Records with drawing code:
_ _ _ _ _

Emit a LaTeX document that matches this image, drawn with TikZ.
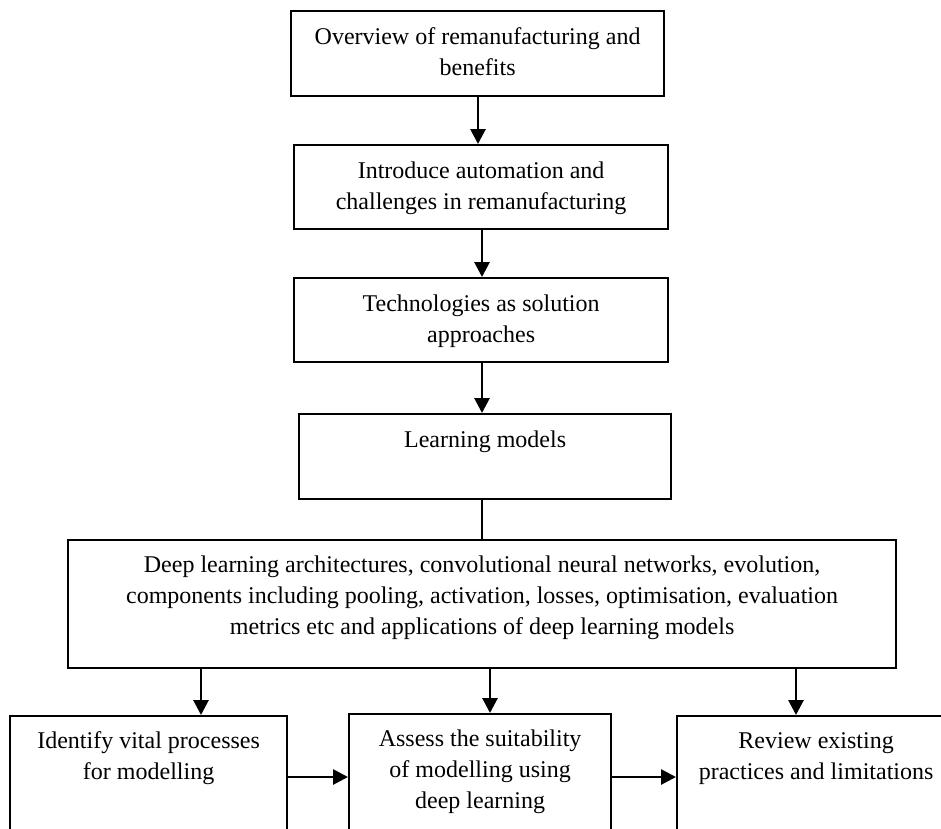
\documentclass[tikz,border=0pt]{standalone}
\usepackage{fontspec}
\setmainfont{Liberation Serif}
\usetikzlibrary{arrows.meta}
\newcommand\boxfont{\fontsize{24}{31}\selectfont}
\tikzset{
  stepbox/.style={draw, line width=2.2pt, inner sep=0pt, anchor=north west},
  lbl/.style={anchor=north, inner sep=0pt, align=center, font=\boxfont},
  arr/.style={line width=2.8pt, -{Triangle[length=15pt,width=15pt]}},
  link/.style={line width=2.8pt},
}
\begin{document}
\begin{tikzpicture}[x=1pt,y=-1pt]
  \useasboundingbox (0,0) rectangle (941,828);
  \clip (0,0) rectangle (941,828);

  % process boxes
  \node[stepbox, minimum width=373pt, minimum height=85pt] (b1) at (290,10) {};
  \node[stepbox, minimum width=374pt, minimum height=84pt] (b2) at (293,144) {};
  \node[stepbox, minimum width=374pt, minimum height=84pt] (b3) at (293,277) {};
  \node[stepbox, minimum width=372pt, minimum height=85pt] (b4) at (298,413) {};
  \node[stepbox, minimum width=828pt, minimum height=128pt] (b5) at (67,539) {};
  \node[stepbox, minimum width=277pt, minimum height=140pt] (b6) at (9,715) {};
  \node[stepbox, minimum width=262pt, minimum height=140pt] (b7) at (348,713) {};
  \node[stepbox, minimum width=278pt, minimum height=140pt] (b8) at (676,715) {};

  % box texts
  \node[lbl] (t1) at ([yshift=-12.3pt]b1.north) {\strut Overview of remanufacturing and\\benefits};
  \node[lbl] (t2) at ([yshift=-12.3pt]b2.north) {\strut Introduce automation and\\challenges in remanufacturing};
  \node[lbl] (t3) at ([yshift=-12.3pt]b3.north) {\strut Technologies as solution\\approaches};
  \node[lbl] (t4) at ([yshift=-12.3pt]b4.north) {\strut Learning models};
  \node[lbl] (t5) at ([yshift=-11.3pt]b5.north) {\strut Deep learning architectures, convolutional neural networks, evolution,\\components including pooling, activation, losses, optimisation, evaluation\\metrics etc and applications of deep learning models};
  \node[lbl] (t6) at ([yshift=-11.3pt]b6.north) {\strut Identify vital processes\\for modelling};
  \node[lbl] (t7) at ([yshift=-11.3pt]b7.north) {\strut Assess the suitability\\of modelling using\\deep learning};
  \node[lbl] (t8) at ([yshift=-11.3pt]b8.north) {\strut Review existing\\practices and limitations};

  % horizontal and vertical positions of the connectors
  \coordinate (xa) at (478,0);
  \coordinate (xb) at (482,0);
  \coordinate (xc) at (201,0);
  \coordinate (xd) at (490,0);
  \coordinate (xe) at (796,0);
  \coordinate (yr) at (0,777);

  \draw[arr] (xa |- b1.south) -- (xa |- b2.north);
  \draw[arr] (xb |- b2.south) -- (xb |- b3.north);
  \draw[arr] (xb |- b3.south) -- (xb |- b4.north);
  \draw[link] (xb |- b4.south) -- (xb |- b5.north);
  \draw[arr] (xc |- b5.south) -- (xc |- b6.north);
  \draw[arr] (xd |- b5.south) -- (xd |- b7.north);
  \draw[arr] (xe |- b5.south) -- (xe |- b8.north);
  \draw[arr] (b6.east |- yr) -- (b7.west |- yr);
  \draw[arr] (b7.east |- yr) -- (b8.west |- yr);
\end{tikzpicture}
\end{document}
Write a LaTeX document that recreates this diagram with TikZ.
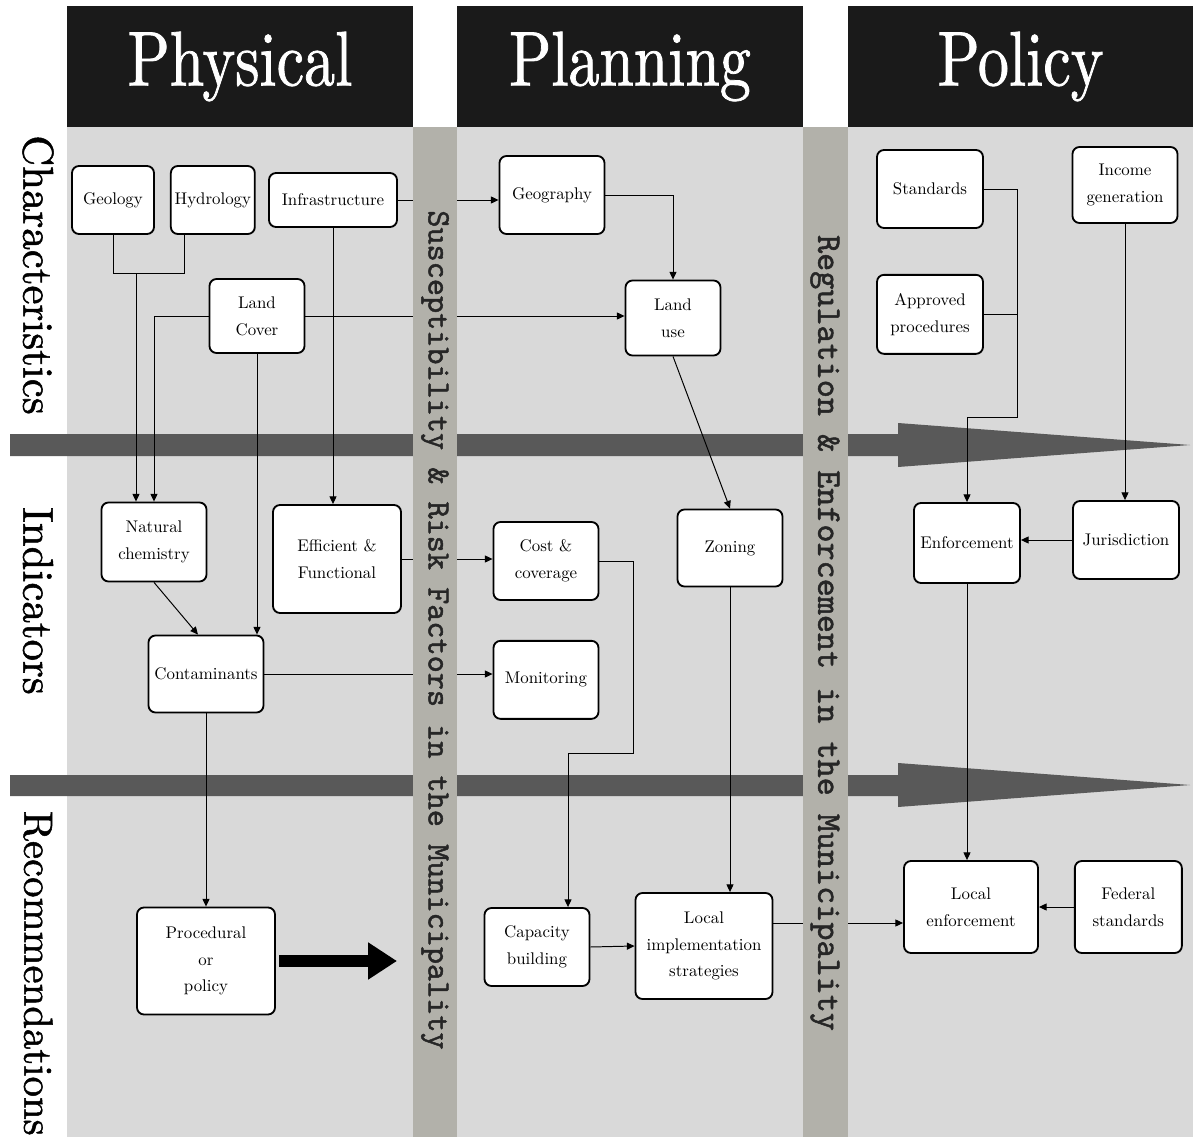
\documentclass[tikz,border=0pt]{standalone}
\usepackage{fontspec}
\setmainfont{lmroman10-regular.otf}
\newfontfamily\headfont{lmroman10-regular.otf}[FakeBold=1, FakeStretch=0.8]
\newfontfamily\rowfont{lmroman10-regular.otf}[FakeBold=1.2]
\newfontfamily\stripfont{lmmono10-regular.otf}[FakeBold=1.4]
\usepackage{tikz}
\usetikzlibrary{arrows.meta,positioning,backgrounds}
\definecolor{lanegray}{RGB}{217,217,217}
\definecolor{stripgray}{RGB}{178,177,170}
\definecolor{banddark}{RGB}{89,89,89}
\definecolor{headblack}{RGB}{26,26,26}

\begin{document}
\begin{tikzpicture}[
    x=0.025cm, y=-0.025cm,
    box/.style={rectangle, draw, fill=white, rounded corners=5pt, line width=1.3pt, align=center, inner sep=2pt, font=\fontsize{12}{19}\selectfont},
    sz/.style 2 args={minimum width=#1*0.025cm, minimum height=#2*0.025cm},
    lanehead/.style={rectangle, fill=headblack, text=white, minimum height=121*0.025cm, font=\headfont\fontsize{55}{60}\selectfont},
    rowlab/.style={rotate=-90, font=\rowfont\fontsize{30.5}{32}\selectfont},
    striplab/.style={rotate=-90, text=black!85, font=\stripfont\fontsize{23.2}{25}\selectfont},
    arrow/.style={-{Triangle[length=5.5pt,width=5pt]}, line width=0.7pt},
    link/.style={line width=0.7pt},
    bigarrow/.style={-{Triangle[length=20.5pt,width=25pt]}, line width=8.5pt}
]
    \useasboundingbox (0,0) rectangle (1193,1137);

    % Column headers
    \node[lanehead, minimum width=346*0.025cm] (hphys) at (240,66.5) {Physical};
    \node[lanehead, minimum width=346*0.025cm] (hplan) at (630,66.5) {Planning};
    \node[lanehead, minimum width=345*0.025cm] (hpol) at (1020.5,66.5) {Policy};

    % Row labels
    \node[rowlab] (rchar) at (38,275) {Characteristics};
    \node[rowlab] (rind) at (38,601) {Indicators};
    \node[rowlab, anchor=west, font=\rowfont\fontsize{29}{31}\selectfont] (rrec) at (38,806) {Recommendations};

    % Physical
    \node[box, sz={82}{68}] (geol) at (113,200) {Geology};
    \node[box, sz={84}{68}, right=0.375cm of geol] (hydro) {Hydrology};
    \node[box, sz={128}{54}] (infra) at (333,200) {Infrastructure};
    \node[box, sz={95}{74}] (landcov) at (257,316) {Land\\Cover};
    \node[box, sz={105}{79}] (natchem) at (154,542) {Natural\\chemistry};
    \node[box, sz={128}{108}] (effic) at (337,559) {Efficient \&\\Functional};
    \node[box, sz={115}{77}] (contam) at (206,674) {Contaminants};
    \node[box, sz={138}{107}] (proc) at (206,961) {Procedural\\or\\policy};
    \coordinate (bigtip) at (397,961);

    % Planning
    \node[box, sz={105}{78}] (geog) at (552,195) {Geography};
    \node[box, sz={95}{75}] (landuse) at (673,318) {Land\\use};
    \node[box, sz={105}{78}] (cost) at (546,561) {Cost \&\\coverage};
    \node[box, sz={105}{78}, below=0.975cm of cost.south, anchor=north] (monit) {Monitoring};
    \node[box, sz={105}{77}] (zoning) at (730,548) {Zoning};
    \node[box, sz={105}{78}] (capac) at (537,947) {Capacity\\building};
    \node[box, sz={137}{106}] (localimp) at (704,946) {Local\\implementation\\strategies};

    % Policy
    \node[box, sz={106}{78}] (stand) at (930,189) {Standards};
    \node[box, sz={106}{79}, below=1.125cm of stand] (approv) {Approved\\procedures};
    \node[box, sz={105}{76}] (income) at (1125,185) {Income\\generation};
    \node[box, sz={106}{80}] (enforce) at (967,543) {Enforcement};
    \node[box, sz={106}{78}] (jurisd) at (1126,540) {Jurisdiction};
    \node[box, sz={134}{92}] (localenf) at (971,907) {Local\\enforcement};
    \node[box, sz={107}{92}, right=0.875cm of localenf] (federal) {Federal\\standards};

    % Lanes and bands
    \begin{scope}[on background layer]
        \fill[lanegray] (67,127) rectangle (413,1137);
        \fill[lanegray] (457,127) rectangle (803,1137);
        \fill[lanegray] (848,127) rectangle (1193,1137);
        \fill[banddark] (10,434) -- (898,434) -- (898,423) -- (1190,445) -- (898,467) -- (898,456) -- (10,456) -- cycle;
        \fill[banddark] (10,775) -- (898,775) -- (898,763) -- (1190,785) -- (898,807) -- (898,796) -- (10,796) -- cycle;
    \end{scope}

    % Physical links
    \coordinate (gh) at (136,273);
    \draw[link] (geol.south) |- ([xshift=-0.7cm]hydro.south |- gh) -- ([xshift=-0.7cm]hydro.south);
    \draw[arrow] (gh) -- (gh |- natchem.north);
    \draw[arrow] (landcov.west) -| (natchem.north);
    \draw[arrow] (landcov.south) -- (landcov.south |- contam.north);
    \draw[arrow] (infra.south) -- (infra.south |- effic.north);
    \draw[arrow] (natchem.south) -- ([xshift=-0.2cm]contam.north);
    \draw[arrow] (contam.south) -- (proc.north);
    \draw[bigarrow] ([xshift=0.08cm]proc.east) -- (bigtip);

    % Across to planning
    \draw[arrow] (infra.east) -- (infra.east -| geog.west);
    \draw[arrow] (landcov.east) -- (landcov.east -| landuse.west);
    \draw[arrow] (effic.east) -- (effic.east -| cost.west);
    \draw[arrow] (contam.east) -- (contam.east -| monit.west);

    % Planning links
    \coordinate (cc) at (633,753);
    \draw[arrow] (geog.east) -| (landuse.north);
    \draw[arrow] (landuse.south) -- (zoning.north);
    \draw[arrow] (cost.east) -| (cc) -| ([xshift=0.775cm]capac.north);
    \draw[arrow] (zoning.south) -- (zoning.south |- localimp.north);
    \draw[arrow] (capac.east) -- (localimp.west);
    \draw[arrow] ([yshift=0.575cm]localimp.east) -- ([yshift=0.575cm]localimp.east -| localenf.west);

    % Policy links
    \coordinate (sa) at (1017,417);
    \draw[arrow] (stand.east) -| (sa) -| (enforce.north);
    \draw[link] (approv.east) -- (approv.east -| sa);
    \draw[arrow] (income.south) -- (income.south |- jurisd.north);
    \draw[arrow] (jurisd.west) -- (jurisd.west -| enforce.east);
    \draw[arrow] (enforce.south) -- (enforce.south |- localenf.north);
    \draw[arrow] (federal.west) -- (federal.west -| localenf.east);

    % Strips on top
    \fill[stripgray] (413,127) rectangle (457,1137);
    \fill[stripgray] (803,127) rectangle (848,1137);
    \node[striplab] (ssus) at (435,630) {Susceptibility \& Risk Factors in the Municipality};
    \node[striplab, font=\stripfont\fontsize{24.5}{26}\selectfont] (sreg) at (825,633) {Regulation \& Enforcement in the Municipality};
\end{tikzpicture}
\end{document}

_ _ _ _ _

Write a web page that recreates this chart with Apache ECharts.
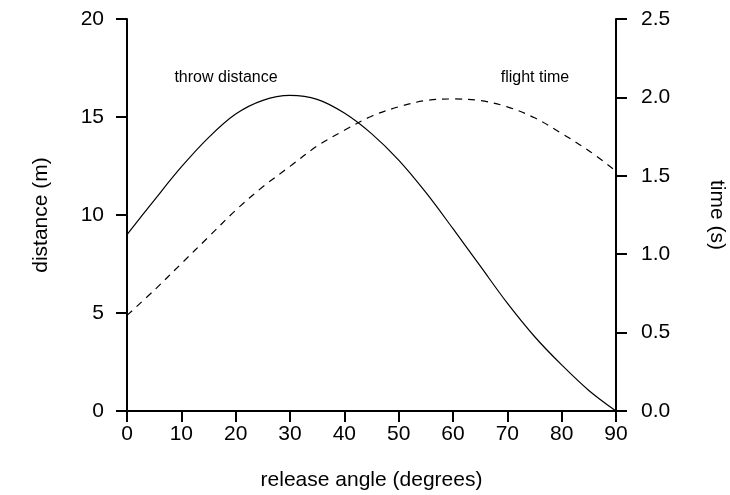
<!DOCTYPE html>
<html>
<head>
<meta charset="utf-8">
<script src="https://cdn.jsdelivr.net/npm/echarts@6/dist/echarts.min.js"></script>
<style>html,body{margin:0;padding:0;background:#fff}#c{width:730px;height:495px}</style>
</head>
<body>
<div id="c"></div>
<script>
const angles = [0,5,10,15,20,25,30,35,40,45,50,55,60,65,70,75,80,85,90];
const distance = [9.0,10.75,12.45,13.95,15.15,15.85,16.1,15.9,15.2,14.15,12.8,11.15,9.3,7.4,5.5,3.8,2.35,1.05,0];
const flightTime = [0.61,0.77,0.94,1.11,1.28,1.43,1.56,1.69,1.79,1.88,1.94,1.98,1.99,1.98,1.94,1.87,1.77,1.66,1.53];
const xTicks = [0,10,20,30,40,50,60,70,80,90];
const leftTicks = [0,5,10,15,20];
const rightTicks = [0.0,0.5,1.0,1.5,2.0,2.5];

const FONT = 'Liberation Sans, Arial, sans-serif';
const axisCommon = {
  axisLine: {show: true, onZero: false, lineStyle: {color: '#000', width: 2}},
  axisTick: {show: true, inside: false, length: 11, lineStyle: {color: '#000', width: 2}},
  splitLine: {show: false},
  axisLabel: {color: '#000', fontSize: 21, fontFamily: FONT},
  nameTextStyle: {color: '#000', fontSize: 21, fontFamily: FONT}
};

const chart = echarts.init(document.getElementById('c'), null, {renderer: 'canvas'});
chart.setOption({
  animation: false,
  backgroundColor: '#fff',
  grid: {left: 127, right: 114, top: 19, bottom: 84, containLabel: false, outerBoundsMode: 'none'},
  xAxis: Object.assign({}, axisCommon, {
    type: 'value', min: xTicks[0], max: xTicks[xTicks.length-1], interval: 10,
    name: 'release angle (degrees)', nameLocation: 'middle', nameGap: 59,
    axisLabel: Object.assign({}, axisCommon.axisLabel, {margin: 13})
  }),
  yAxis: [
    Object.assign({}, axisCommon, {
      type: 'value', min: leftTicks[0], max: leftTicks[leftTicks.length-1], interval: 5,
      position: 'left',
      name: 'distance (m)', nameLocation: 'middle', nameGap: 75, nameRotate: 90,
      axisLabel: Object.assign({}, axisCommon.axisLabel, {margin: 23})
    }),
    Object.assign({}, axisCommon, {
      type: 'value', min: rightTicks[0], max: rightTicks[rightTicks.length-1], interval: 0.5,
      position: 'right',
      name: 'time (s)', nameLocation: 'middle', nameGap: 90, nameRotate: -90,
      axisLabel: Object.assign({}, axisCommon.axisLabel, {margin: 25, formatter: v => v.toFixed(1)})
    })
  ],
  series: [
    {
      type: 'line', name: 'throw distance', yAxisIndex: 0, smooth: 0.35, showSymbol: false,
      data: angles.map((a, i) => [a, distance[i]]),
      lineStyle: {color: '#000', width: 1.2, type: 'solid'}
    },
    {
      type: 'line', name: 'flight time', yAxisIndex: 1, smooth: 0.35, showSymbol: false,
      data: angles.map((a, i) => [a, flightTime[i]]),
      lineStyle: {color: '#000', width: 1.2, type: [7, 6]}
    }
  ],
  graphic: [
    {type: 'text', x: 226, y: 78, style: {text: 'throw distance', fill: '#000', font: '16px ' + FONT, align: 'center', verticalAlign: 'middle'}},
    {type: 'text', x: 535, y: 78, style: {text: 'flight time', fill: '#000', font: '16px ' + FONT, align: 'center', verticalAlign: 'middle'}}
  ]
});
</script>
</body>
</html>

_ _ _ _ _

→ Short problem: Gather and copy every line of the data in which the string "LaTeX" is found.

→ Solution for this problem:
Emit a LaTeX document that matches this image, drawn with TikZ.
Write a LaTeX document that recreates this diagram with TikZ.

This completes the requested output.